Conducted at the Jardin des Plantes at Paris' Muséum national d'histoire naturelle (National Museum of Natural History) just days after Angelique's previous test, the tests devised by the appointed committee were specifically intended to rule out any possibility of fraud. This time, however, the Committee was less than impressed by what Angelique could apparently accomplish. About the only real effect, she could demonstrate was having the chair she was trying to sit on being forcibly thrown back as previous witnesses had attested. Unfortunately, the Committee wasn't so easily fooled. As they noted in their final report, "Upon serious suspicions arising as to the manner in which these movements occurred, the committee has decided that they shall be submitted to an attentive examination. It frankly announces that the investigations tended to discover the fact that certain habitual manœuvres hidden in the feet and hands could have produced the observed fact."
Apparently unnerved by Angelique's failure to repeat her previous performance, not to mention the accusation of fraud, her guardians suddenly announced that her powers had failed. Certain that Angelique's powers would return in time, they offered to notify the Academy so they could resume the testing. But, as the Committee noted in their report, "Many days have passed since, yet the committee has received no intelligence. We have learned, however, that Mdlle. Cottin is daily received in drawing-rooms where she repeats her experiments." The report ended with the recommendation that "the communications transmitted to the Academy on the subject of Mdlle. Angélique Cottin should be considered as never having been sent in." Being scientists, they couldn't accuse Angelique of being a fraud but their conclusion came as close to this as they could get.

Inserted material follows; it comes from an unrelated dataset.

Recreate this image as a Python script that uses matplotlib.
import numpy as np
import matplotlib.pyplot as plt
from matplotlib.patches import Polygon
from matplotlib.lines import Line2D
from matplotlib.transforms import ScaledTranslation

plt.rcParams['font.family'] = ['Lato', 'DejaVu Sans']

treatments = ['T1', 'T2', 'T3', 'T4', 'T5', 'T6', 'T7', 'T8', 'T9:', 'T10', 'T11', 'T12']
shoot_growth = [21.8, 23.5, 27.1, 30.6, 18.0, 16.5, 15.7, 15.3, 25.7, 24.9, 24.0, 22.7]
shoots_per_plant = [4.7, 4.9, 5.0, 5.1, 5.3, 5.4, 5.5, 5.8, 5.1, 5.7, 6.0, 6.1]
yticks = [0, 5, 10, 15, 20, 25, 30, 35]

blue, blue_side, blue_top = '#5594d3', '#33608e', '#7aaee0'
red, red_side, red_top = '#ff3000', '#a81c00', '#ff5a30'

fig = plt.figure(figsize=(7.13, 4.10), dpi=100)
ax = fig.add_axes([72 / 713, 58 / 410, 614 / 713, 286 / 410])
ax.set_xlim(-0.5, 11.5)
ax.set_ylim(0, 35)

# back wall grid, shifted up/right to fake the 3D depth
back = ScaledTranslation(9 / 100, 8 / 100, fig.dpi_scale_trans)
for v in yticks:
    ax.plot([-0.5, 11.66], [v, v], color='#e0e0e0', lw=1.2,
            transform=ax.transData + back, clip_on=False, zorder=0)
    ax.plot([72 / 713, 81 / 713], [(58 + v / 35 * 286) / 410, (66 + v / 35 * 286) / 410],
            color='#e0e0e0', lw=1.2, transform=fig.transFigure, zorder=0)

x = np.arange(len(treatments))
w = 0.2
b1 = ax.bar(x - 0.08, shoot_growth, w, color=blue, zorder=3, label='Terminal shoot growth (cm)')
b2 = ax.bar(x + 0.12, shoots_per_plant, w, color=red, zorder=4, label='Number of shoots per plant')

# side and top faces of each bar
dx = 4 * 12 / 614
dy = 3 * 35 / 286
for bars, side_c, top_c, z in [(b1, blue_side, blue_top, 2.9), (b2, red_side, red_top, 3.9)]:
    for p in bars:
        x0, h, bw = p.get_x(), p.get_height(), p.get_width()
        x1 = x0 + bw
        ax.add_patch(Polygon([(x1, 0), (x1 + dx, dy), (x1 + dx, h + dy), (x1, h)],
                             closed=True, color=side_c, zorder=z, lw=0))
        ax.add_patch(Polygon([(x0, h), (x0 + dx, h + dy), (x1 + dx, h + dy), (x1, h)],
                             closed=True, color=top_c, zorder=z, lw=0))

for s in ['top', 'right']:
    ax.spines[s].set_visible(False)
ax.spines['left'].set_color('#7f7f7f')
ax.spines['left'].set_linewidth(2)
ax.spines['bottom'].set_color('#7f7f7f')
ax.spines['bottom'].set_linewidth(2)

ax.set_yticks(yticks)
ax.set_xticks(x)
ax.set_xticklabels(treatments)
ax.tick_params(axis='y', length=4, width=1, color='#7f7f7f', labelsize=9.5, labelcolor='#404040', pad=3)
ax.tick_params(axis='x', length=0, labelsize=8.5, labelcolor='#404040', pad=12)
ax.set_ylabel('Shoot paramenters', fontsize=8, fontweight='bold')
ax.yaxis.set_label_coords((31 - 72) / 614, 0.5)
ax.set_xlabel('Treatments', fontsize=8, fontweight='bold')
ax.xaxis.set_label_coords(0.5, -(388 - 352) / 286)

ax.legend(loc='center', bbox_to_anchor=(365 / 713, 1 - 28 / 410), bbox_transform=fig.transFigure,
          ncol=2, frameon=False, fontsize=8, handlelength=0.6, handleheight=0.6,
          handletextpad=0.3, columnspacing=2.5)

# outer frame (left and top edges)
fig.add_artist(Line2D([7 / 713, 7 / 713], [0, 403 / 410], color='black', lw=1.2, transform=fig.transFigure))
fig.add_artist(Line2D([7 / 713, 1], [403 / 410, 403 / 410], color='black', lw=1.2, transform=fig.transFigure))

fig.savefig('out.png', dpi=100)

And, that was pretty much it for the Electric Girl. Months later, Angelique's parents announced that her powers were gone for good and she faded back into complete obscurity. Still, despite the science behind magnetism and electricity becoming better understood, the public fascination with Electric Girls remained as strong as ever. Hence the popular appeal of Lulu Hurst, aka the Georgia Wonder, whose brief career during the 1880s had her amazing audiences with her apparent feats of impressive strength (using powers gained during an electrical storm, according to her publicity agents). Though Hurst would later admit that all of her stunts were due to basic physics, she claimed that her powers were genuine at the time. Despite Hurst's popularity inspiring various copycats, none would ever match her popularity, or Angelique Cottin's, for that matter...
While children claiming mysterious powers don't attract the attention they once did given our more skeptical age, instant celebrities seem more common than ever thanks to the power of social media. Perhaps these instant celebrities should pay closer attention to Angelique Cottin's story and how rapidly that fame can slip away. People are always searching for the Next Big Thing, whether it involves Electric Girls or American Idol winners, and today's marvel becomes yesterday's news much sooner than anyone realizes.